I may be going back into treatment, well, what I should say is I’m signed up to go into treatment, but I’m not really sure I want to go. Yesterday I had an appointment with my therapist and she updated me with what the programs she reached out to said. Apparently, I’m too mentally fucked up for addiction and so-called “dual-diagnosis” programs, but too much of an addict for mental health programs.
The one I was really hoping to go to because it is really close to my house said they didn’t think I’d be a good fit because they don’t deal with addiction at all and they wouldn’t want me talking about “sober living” and such in a mental health group, which is fucked up, but I get it. A lot of the other places weren’t really good, or had 6+ week long waiting lists, or I’ve already had bad experiences with them.
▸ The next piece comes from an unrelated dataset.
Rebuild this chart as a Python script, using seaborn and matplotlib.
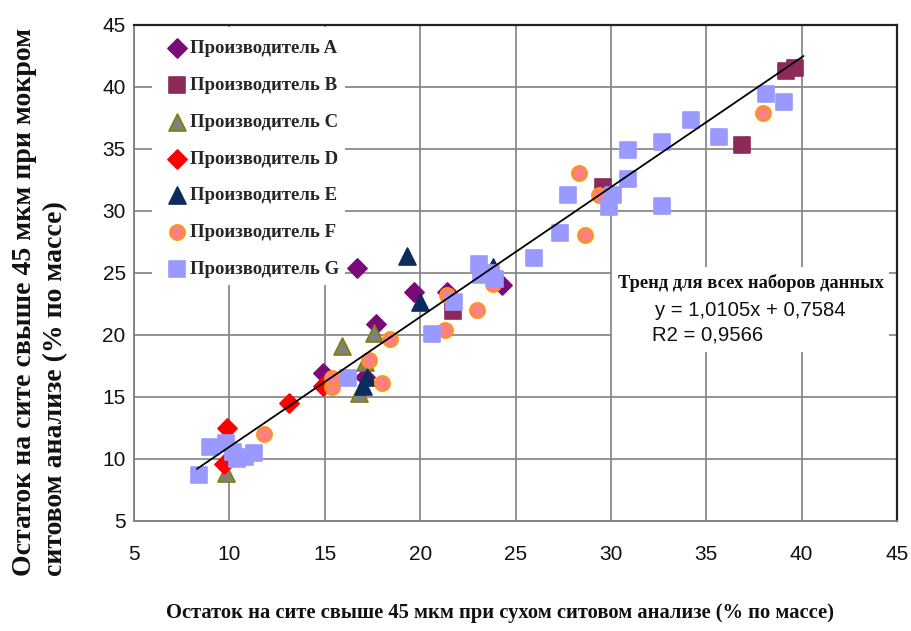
import matplotlib
matplotlib.use("Agg")
import matplotlib.pyplot as plt
from matplotlib.patches import Rectangle
import seaborn as sns
import pandas as pd

# ---- data ----
producers = ["Производитель A", "Производитель B", "Производитель C", "Производитель D",
             "Производитель E", "Производитель F", "Производитель G"]

A_x = [16.7, 19.7, 21.4, 24.3, 17.7, 14.9, 17.1]
A_y = [25.4, 23.5, 23.5, 24.0, 20.9, 16.9, 16.6]

B_x = [21.7, 29.6, 36.85, 39.2, 39.65]
B_y = [21.9, 31.9, 35.3, 41.3, 41.5]

C_x = [9.8, 15.9, 17.6, 17.1, 16.8]
C_y = [8.9, 19.1, 20.2, 17.8, 15.3]

D_x = [9.9, 9.7, 13.1, 14.9]
D_y = [12.5, 9.6, 14.5, 15.9]

E_x = [19.3, 20.0, 23.8, 17.2, 17.0]
E_y = [26.4, 22.7, 25.5, 16.6, 15.9]

F_x = [11.8, 15.4, 15.4, 17.3, 18.4, 18.0, 21.3, 23.0, 23.8, 21.4, 28.35, 28.65, 29.4, 37.95]
F_y = [12.0, 15.8, 16.5, 18.0, 19.7, 16.1, 20.4, 22.0, 24.1, 23.2, 33.1, 28.1, 31.3, 37.9]

G_x = [8.4, 9.0, 9.8, 10.2, 10.4, 10.8, 11.3, 16.2, 20.6, 21.8, 23.1, 23.2, 23.7, 23.9,
       25.95, 27.35, 27.75, 29.9, 30.1, 30.9, 30.9, 32.7, 32.7, 34.2, 35.65, 38.15, 39.05]
G_y = [8.7, 11.0, 11.3, 10.6, 10.0, 10.2, 10.5, 16.5, 20.1, 22.7, 25.7, 24.8, 25.0, 24.5,
       26.2, 28.2, 31.3, 30.3, 31.3, 32.6, 34.9, 35.6, 30.4, 37.3, 36.0, 39.4, 38.8]

trend_x = [8.3, 40.1]
trend_y = [9.2, 42.5]

ticks = [5, 10, 15, 20, 25, 30, 35, 40, 45]

x_label = "Остаток на сите свыше 45 мкм при сухом ситовом анализе (% по массе)"
y_label = "Остаток на сите свыше 45 мкм при мокром\nситовом анализе (% по массе)"
trend_title = "Тренд для всех наборов данных"
trend_eq = "y = 1,0105x + 0,7584"
trend_r2 = "R2 = 0,9566"

series = [(A_x, A_y), (B_x, B_y), (C_x, C_y), (D_x, D_y), (E_x, E_y), (F_x, F_y), (G_x, G_y)]
frames = []
for name, (xs, ys) in zip(producers, series):
    frames.append(pd.DataFrame({"x": xs, "y": ys, "p": name}))
df = pd.concat(frames, ignore_index=True)

styles = {
    "Производитель A": dict(marker="D", color="#7A0A7A", edgecolor="#7A0A7A", s=95),
    "Производитель B": dict(marker="s", color="#8E2A5A", edgecolor="#8E2A5A", s=130),
    "Производитель C": dict(marker="^", color="#808080", edgecolor="#808000", s=150),
    "Производитель D": dict(marker="D", color="#FF0000", edgecolor="#FF0000", s=95),
    "Производитель E": dict(marker="^", color="#0B2C5C", edgecolor="#0B2C5C", s=150),
    "Производитель F": dict(marker="o", color="#FF8080", edgecolor="#FF9900", s=120),
    "Производитель G": dict(marker="s", color="#9999FF", edgecolor="#9999FF", s=130),
}

sns.set_theme(style="white")
plt.rcParams["font.family"] = ["Liberation Sans", "DejaVu Sans"]

AX_L, AX_R, AX_T, AX_B = 134, 897, 25, 521
fig = plt.figure(figsize=(9.12, 6.31), dpi=100)
ax = fig.add_axes([AX_L / 912, 1 - AX_B / 631, (AX_R - AX_L) / 912, (AX_B - AX_T) / 631])

for i, name in enumerate(producers):
    st = styles[name]
    sub = df[df["p"] == name]
    sns.scatterplot(data=sub, x="x", y="y", ax=ax, marker=st["marker"], color=st["color"],
                    edgecolor=st["edgecolor"], linewidth=1.2, s=st["s"], label=name,
                    zorder=3 + i, legend=False)

sns.lineplot(x=trend_x, y=trend_y, ax=ax, color="black", linewidth=1.3, zorder=20)

ax.set_xlim(5, 45)
ax.set_ylim(5, 45)
ax.set_xticks(ticks)
ax.set_yticks(ticks)
ax.set_xticklabels([str(t) for t in ticks])
ax.set_yticklabels([str(t) for t in ticks])
ax.tick_params(axis="both", length=0, labelsize=15, colors="#111111")
ax.tick_params(axis="x", pad=17)
ax.tick_params(axis="y", pad=6)
ax.set_xlabel("")
ax.set_ylabel("")
ax.grid(True, color="#8A8A8A", linewidth=1.3)
ax.set_axisbelow(True)
for side in ["left", "bottom"]:
    ax.spines[side].set_color("#808080")
    ax.spines[side].set_linewidth(1.3)
for side in ["top", "right"]:
    ax.spines[side].set_color("#222222")
    ax.spines[side].set_linewidth(1.6)

def px2ax(px, py):
    return (px - AX_L) / (AX_R - AX_L), (AX_B - py) / (AX_B - AX_T)

# white legend area
lx0, ly1 = px2ax(152, 285)
lx1, ly0 = px2ax(345, 27)
ax.add_patch(Rectangle((lx0, ly1), lx1 - lx0, ly0 - ly1, transform=ax.transAxes,
                       facecolor="white", edgecolor="none", zorder=2))
# white trend box
tx0, ty1 = px2ax(612, 352)
tx1, ty0 = px2ax(889, 267)
ax.add_patch(Rectangle((tx0, ty1), tx1 - tx0, ty0 - ty1, transform=ax.transAxes,
                       facecolor="white", edgecolor="none", zorder=2))

handles, labels = ax.get_legend_handles_labels()
leg = ax.legend(handles, labels, loc="upper left", bbox_to_anchor=px2ax(169, 40),
                frameon=False, scatterpoints=1, handlelength=0.9, handletextpad=0.2,
                labelspacing=1.05, borderpad=0, borderaxespad=0,
                prop=dict(family=["Liberation Serif", "DejaVu Serif"], weight="bold", size=13.5))
leg.set_zorder(30)

serif_b = dict(family=["Liberation Serif", "DejaVu Serif"], weight="bold")
ax.text(*px2ax(751, 283), trend_title, transform=ax.transAxes, ha="center", va="center",
        fontsize=13.3, zorder=31, color="#111111", **serif_b)
ax.text(*px2ax(655, 310), trend_eq, transform=ax.transAxes, ha="left", va="center",
        fontsize=14.6, zorder=31, color="#111111")
ax.text(*px2ax(652, 335), trend_r2, transform=ax.transAxes, ha="left", va="center",
        fontsize=14.6, zorder=31, color="#111111")

fig.text(500 / 912, 1 - 613 / 631, x_label, ha="center", va="center", fontsize=14.8,
         color="#111111", **serif_b)
fig.text(40 / 912, 1 - 576 / 631, y_label, ha="center", va="bottom", rotation=90,
         multialignment="left", fontsize=20, linespacing=1.3, color="#111111", **serif_b)

fig.savefig("out.png", dpi=100)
But, my therapist was told to check out this PHP program, she read about it and thought “that’s Tiffany, that’s what she needs.” The funny thing is, I was in this program nearly 10 years ago, but I was too much of a pissed off teen to absorb much. I do remember really liking the place, and you get a lot of individual therapy, which is majorly lacking in most programs, and even my pissed off teen self wasn’t completely miserable there.
Sounds great, right? Well, it’s Monday through Friday and starts at 9 am, and it’s at least an hour drive each way through a city. My insurance won’t cover transportation to appointments they don’t cover, so I’d have to drive myself every day. Hiring my own transportation would cost an arm and a leg, staying in a hotel or vacation rental would probably cost a ton as well, the program will be another out of pocket situation, so I’m already spending money every day. If it weren’t so far, I’d be 100% for it, but the driving sounds like a nightmare.
Is it worth it? Do I really still need help just to function? I don’t know, I have kept trying to get back to a good life on my own, but I’ll go through a couple of days of doing really well and think I have it under control, then just collapse in on myself and not do anything. Everything seems so scary still, and that’s honestly embarrassing to admit. It’s been months, and the world still terrifies me. I don’t even know if a program is worth it because the reason I don’t function is because I have no support system, so when I’m cowering in my bed afraid to take out the trash because I think I’ll relapse there’s nobody there to tell me “that’s stupid, and if you do seriously think of relapsing I’ll come over/call immediately.” I know having some structure and a reason to get up and go out in the morning will be good for me, but what happens when I inevitably leave this program? Then what?